My general impressions of this album are mixed. There is no doubt in my mind that this is the most innovative album Front 242 have released in a long time - all their past albums have developed their sound steadily but 05:22:09:12 Off seems to leap in several different directions at once. I think it is the precise directions they've taken that concern me - while it's interesting to hear Front 242 trying their hand at commercial techno that's the one time when the album seems to lose any distinctive flavour. Their attempts at ambience work well, although the pictures they conjure up would only fit in with the trendily peaceful ambient techno imagery of tropical rain forests and dolphins etc if you were willing to throw Agent Orange and perhaps a couple of dolphin-unfriendly tuna fishing operations into the equation. The tracks that seem to work best are those where they've thrown all the ingredients - the usual Front 242 EBM sound, techno influences from hardcore to ambient, heavily distorted vocals - in together, mixed them around a bit and stuck them together.

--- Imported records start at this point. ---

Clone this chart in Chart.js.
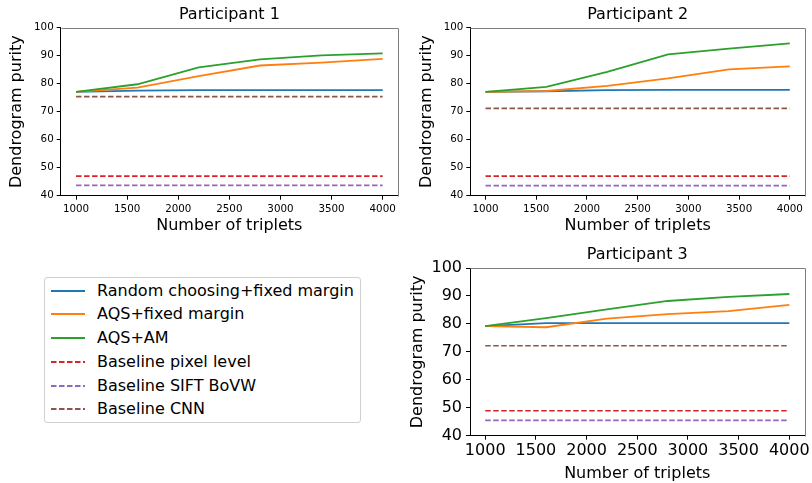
<!DOCTYPE html>
<html>
<head>
<meta charset="utf-8">
<script src="https://cdn.jsdelivr.net/npm/chart.js@4/dist/chart.umd.min.js"></script>
<style>
  body { margin: 0; background: #fff; font-family: "DejaVu Sans", sans-serif; }
  #wrap { position: relative; width: 812px; height: 483px; overflow: hidden; }
  .box { position: absolute; }
  #legend { position: absolute; left: 44px; top: 277px; width: 317px; height: 146px;
            border: 1px solid #d0d0d0; border-radius: 3px; box-sizing: border-box; }
  .row { position: absolute; left: 0; height: 20px; font-size: 16px; color: #000; white-space: nowrap; }
  .row svg { position: absolute; left: 5px; top: 5px; }
  .row span { position: absolute; left: 52px; top: 0; line-height: 20px; }
</style>
</head>
<body>
<div id="wrap">
  <div class="box" style="left:0;top:0;width:410px;height:240px"><canvas id="c1"></canvas></div>
  <div class="box" style="left:410px;top:0;width:402px;height:240px"><canvas id="c2"></canvas></div>
  <div class="box" style="left:400px;top:240px;width:412px;height:243px"><canvas id="c3"></canvas></div>
  <div id="legend"></div>
</div>
<script>
// data
var triplets = [1000, 1600, 2200, 2800, 3400, 4000];
var xTicks = [1000, 1500, 2000, 2500, 3000, 3500, 4000];
var yTicks = [40, 50, 60, 70, 80, 90, 100];
var seriesNames = ['Random choosing+fixed margin', 'AQS+fixed margin', 'AQS+AM',
                   'Baseline pixel level', 'Baseline SIFT BoVW', 'Baseline CNN'];
var seriesColors = ['#1f77b4', '#ff7f0e', '#2ca02c', '#d62728', '#9467bd', '#8c564b'];

var p1Random   = [77.1, 77.5, 77.7, 77.7, 77.7, 77.7];
var p1AqsFixed = [77.1, 78.6, 82.7, 86.5, 87.5, 88.9];
var p1AqsAm    = [77.1, 79.8, 85.8, 88.7, 90.1, 90.8];
var p1Baseline = [47.0, 43.7, 75.4];   // pixel, SIFT, CNN

var p2Random   = [77.1, 77.3, 77.7, 77.8, 77.8, 77.8];
var p2AqsFixed = [77.1, 77.4, 79.2, 81.9, 85.1, 86.2];
var p2AqsAm    = [77.1, 78.9, 84.2, 90.5, 92.5, 94.4];
var p2Baseline = [47.0, 43.6, 71.2];

var p3Random   = [79.2, 80.3, 80.3, 80.3, 80.3, 80.3];
var p3AqsFixed = [79.2, 78.8, 81.9, 83.5, 84.6, 86.8];
var p3AqsAm    = [79.2, 82.1, 85.2, 88.2, 89.7, 90.7];
var p3Baseline = [48.9, 45.5, 72.2];

var FONT = '"DejaVu Sans", sans-serif';

// draws the top and right spine
var frame = {
    id: 'frame',
    afterDraw: function (chart) {
        var a = chart.chartArea, ctx = chart.ctx;
        ctx.save();
        ctx.strokeStyle = '#808080';
        ctx.lineWidth = 1;
        ctx.beginPath();
        ctx.moveTo(Math.round(a.left) + 0.5, Math.round(a.top) + 0.5);
        ctx.lineTo(Math.round(a.right) + 0.5, Math.round(a.top) + 0.5);
        ctx.lineTo(Math.round(a.right) + 0.5, Math.round(a.bottom) + 0.5);
        ctx.stroke();
        ctx.restore();
    }
};

var CrearDatasets = function (random, aqsFixed, aqsAm, baseline) {
    var lines = [random, aqsFixed, aqsAm];
    var sets = [];
    for (var i = 0; i < 3; i++) {
        sets.push({
            label: seriesNames[i],
            data: triplets.map(function (t, k) { return { x: t, y: lines[i][k] }; }),
            borderColor: seriesColors[i],
            borderWidth: 1.8,
            order: 6 - i
        });
    }
    for (var j = 0; j < 3; j++) {
        var v = baseline[j];
        sets.push({
            label: seriesNames[3 + j],
            data: [{ x: triplets[0], y: v }, { x: triplets[triplets.length - 1], y: v }],
            borderColor: seriesColors[3 + j],
            borderWidth: 1.6,
            borderDash: [5.5, 2.5],
            order: 3 - j
        });
    }
    return sets;
};

var CrearChart = function (id, titulo, datasets, cfg) {
    new Chart(document.getElementById(id), {
        type: 'line',
        data: { datasets: datasets },
        plugins: [frame],
        options: {
            responsive: true,
            maintainAspectRatio: false,
            animation: false,
            elements: { point: { radius: 0 }, line: { tension: 0, fill: false } },
            layout: { padding: { left: 0, right: cfg.padRight, top: 0, bottom: 0 } },
            plugins: {
                legend: { display: false },
                tooltip: { enabled: false },
                title: {
                    display: true, text: titulo, color: '#000', fullSize: false,
                    font: { family: FONT, size: 16, weight: 'normal' },
                    padding: { top: cfg.titleTop, bottom: cfg.titleBottom }
                }
            },
            scales: {
                x: {
                    type: 'linear', min: 850, max: 4150,
                    afterBuildTicks: function (s) { s.ticks = xTicks.map(function (v) { return { value: v }; }); },
                    afterFit: function (s) { s.height = cfg.xHeight; },
                    grid: { drawOnChartArea: false, drawTicks: true, tickLength: 4, color: '#000' },
                    border: { display: true, color: '#000', width: 1 },
                    ticks: { color: '#000', padding: cfg.xTickPad, maxRotation: 0, autoSkip: false,
                             callback: function (v) { return String(v); },
                             font: { family: FONT, size: cfg.tickSize } },
                    title: { display: true, text: 'Number of triplets', color: '#000',
                             font: { family: FONT, size: 16 }, padding: { top: 0, bottom: cfg.xTitlePad } }
                },
                y: {
                    min: 40, max: 100,
                    afterBuildTicks: function (s) { s.ticks = yTicks.map(function (v) { return { value: v }; }); },
                    afterFit: function (s) { s.width = cfg.yWidth; },
                    grid: { drawOnChartArea: false, drawTicks: true, tickLength: 4, color: '#000' },
                    border: { display: true, color: '#000', width: 1 },
                    ticks: { color: '#000', padding: cfg.yTickPad, autoSkip: false,
                             callback: function (v) { return String(v); },
                             font: { family: FONT, size: cfg.tickSize } },
                    title: { display: true, text: 'Dendrogram purity', color: '#000',
                             font: { family: FONT, size: 16 }, padding: { top: cfg.yTitlePad, bottom: 0 } }
                }
            }
        }
    });
};

CrearChart('c1', 'Participant 1', CrearDatasets(p1Random, p1AqsFixed, p1AqsAm, p1Baseline),
    { padRight: 12, titleTop: 5, titleBottom: 3.5, xHeight: 44.3, yWidth: 60.7,
      tickSize: 10.3, xTickPad: 3.5, yTickPad: 3, xTitlePad: 4.5, yTitlePad: 7 });
CrearChart('c2', 'Participant 2', CrearDatasets(p2Random, p2AqsFixed, p2AqsAm, p2Baseline),
    { padRight: 7, titleTop: 5, titleBottom: 3.5, xHeight: 44.3, yWidth: 60.3,
      tickSize: 10.3, xTickPad: 3.5, yTickPad: 3, xTitlePad: 4.5, yTitlePad: 7 });
CrearChart('c3', 'Participant 3', CrearDatasets(p3Random, p3AqsFixed, p3AqsAm, p3Baseline),
    { padRight: 4, titleTop: 5.5, titleBottom: 3.3, xHeight: 47.3, yWidth: 70,
      tickSize: 16, xTickPad: 2, yTickPad: 4, xTitlePad: 0, yTitlePad: 8.7 });

// legend
var legend = document.getElementById('legend');
var rowTops = [291, 314.3, 338.3, 361.7, 385.7, 409.3];
for (var i = 0; i < seriesNames.length; i++) {
    var row = document.createElement('div');
    row.className = 'row';
    row.style.top = (rowTops[i] - 277 - 1 - 10) + 'px';
    var dash = i >= 3 ? ' stroke-dasharray="5.5 2.5"' : '';
    row.innerHTML = '<svg width="36" height="10"><line x1="1" y1="5" x2="35" y2="5" stroke="' +
        seriesColors[i] + '" stroke-width="1.8"' + dash + '/></svg><span>' + seriesNames[i] + '</span>';
    legend.appendChild(row);
}
</script>
</body>
</html>
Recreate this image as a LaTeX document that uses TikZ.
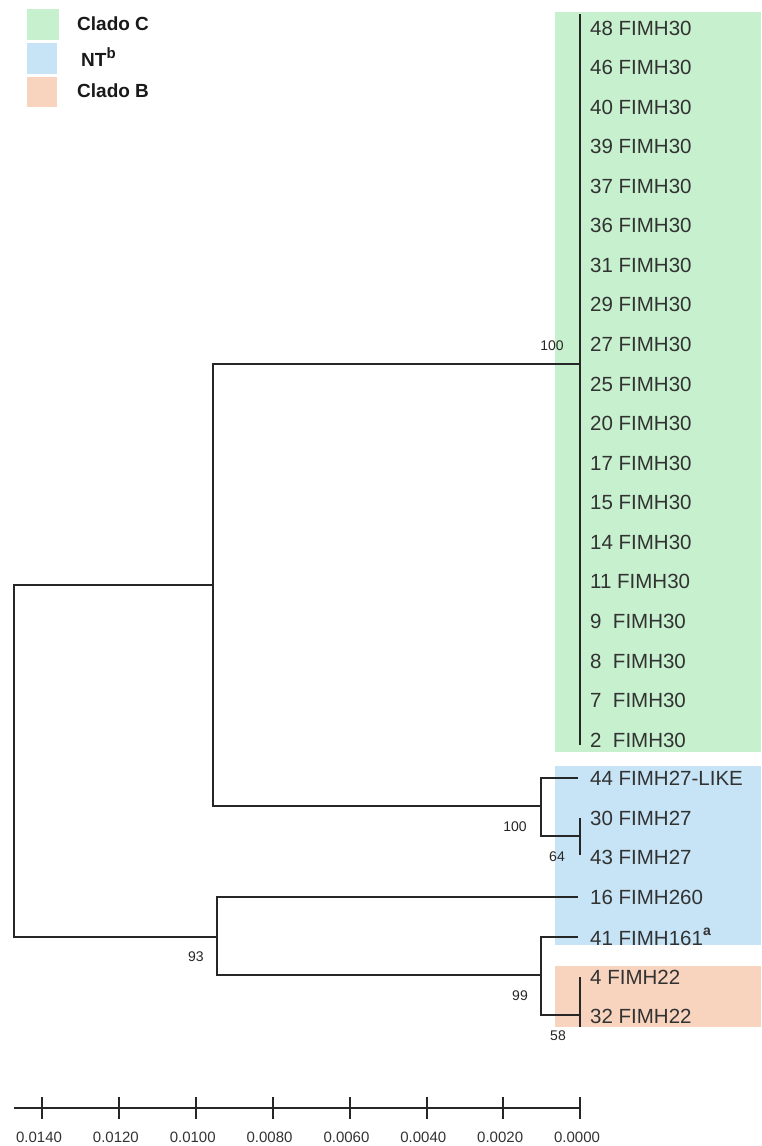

Like 06:21:03:11 Up Evil the album is nicely put together, with tracks flowing together via subtle bridges. However, unlike the previous album where the overall effect was of a seamless whole (with the possible exceptions of the add-on remixes on the CD and "Religion") this new album just doesn't seem to hold together as well. This might be due to the jarring contrast between some of the tracks, it might be because of the way that where 06:21:03:11 Up Evil flowed from beginning to end, 05:22:09:12 Off has loops in its flow with tracks seeming to pop up again and again. Either way the result is discontinuity and disorientation, although that might (given the schizoid nature of the album) be intentional.

As with the previous album, the initial release of 05:22:09:12 Off in Europe at least comes in a special poster pack in the "Compac Plus" card/plastic box that has the dubious privilege of being about the only cardboard CD box I've seen that can give a jewel box a run for its money. Those who object to cardboard packing in general rather than just to Digi-paks should (in Europe at least) probably hold off a few weeks before buying this, as by that time the regularly jewel boxed version should be appearing.

Speaking of who should buy this - fans of older Front 242 who found 06:21:03:11 Up Evil a little too adventurous or those who liked it for its moves towards the guitar-oriented end of the dance-industrial genre should probably steer clear. However, the ambient and techno influences that abound here mean this album might appeal to some people who didn't particularly warm to 06:21:03:11 Up Evil . So I'll give it exactly the same rating I gave that album, since what this album lacks in memorable songs it more than makes up for in its variety and experimentation.